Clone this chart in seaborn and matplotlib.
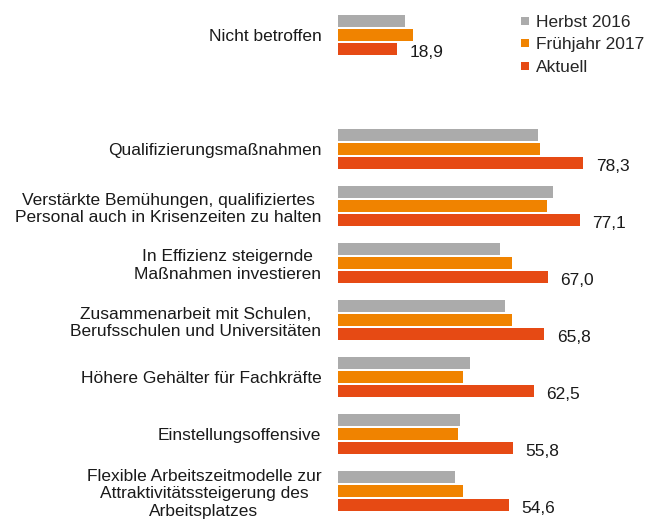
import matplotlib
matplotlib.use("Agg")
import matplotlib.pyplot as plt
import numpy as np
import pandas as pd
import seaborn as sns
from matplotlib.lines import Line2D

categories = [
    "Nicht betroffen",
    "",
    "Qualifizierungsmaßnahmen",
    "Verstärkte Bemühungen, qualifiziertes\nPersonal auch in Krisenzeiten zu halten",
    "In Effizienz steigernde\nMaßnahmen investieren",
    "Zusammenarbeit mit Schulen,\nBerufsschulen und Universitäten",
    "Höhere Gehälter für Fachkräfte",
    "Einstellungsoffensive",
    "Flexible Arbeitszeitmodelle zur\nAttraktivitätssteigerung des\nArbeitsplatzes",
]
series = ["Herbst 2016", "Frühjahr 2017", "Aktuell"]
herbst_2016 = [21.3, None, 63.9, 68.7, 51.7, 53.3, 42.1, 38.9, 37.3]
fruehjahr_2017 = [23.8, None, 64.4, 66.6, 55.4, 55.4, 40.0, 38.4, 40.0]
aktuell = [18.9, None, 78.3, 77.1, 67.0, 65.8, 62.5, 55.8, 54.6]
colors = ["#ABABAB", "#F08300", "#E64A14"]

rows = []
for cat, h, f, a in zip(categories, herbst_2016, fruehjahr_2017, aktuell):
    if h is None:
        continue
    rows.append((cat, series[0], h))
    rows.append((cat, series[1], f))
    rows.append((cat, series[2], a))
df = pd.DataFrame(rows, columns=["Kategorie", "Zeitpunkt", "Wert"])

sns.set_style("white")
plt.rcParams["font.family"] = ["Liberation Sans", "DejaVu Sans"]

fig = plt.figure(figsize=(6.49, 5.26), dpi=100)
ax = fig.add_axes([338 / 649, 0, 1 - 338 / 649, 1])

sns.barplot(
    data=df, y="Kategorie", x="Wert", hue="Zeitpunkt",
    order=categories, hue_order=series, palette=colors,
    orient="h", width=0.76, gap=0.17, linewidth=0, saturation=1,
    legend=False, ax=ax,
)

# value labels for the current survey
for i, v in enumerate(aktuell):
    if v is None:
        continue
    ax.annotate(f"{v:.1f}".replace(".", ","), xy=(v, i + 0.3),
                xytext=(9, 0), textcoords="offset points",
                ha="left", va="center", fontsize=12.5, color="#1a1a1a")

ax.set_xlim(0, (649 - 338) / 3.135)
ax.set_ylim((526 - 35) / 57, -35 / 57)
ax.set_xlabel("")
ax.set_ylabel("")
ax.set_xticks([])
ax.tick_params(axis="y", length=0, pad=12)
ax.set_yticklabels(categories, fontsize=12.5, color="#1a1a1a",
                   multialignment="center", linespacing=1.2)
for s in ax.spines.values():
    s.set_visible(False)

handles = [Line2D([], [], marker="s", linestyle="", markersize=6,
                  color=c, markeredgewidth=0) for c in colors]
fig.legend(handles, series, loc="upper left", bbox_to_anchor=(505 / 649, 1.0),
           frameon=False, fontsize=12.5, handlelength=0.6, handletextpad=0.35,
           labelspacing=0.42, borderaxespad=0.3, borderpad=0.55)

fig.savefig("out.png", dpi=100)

^^^^^^^^

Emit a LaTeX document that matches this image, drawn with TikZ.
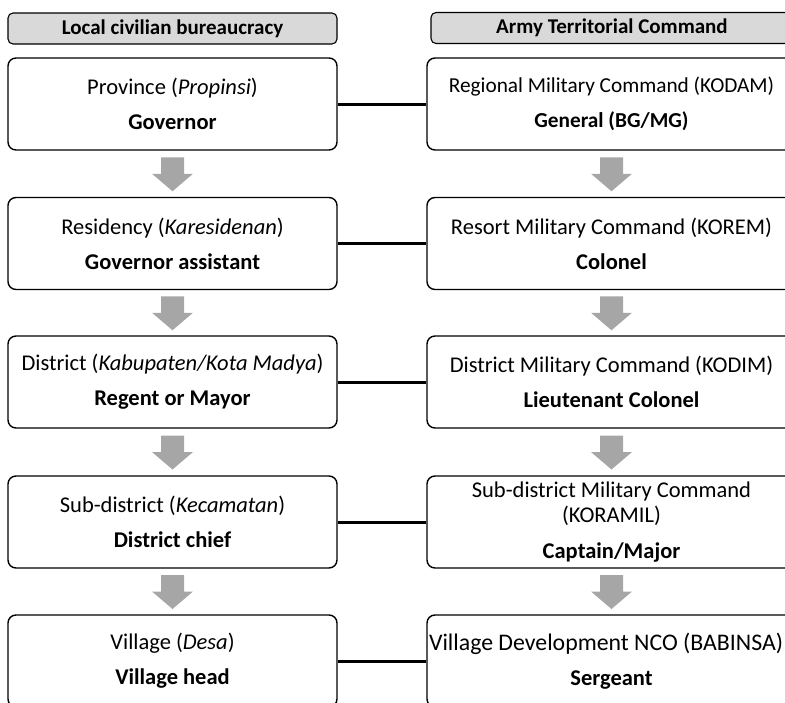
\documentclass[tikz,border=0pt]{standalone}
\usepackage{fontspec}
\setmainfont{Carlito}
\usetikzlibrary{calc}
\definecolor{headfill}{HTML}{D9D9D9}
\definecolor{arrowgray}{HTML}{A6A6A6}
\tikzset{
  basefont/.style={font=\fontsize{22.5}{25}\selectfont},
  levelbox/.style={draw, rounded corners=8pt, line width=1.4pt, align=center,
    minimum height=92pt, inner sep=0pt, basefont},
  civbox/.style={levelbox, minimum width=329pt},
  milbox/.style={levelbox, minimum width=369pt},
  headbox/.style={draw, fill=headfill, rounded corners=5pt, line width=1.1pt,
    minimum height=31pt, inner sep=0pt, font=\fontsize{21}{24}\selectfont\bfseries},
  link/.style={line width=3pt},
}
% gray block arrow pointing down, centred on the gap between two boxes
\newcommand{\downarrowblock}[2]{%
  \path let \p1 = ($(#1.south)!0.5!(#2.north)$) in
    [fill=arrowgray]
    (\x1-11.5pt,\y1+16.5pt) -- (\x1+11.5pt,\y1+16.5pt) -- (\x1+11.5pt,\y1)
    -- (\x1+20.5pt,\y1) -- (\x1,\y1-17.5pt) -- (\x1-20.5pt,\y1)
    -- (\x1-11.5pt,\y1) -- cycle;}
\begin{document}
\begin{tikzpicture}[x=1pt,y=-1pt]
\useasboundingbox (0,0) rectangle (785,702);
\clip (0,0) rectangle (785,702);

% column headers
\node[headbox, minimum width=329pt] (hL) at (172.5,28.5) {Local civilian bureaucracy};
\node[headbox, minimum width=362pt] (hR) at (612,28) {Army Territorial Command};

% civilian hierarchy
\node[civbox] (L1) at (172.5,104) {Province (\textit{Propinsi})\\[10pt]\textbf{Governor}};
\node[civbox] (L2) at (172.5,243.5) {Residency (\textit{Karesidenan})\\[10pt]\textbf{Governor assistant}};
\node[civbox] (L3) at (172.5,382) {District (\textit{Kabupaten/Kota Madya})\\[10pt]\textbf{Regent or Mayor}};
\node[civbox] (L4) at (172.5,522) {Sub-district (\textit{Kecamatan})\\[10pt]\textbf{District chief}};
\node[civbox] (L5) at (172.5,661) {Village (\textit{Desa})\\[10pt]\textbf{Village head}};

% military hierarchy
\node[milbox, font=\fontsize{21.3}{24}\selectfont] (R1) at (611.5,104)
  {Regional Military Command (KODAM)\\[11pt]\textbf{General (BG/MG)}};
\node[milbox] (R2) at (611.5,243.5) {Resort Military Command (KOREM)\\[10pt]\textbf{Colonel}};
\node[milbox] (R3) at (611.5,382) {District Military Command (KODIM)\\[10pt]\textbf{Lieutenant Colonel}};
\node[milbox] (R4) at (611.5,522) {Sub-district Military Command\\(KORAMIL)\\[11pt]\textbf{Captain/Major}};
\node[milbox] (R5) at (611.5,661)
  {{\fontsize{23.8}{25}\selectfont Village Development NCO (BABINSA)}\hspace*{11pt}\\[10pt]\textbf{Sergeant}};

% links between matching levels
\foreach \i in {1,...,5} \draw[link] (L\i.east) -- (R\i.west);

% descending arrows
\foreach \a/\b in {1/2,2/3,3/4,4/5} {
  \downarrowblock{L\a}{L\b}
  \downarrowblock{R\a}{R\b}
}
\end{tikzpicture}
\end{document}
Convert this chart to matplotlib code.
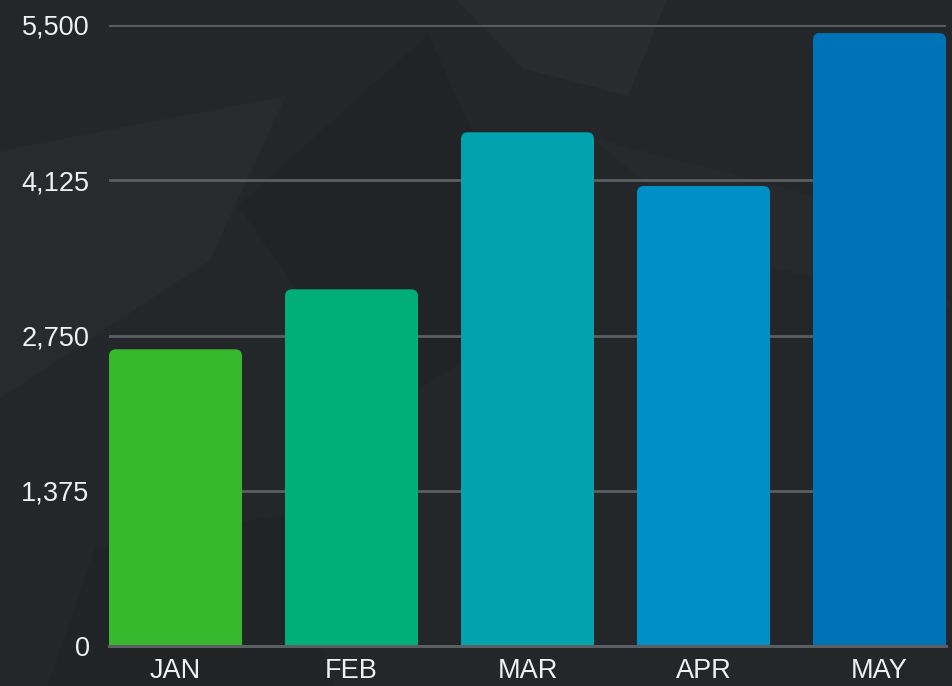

^^^^^^^^

• REQUIRED WORK:
Look for the word "seaborn" in every line of the listing and copy the lines that have it.

• COMPLETE OUTPUT:
Clone this chart in seaborn and matplotlib.
import seaborn as sns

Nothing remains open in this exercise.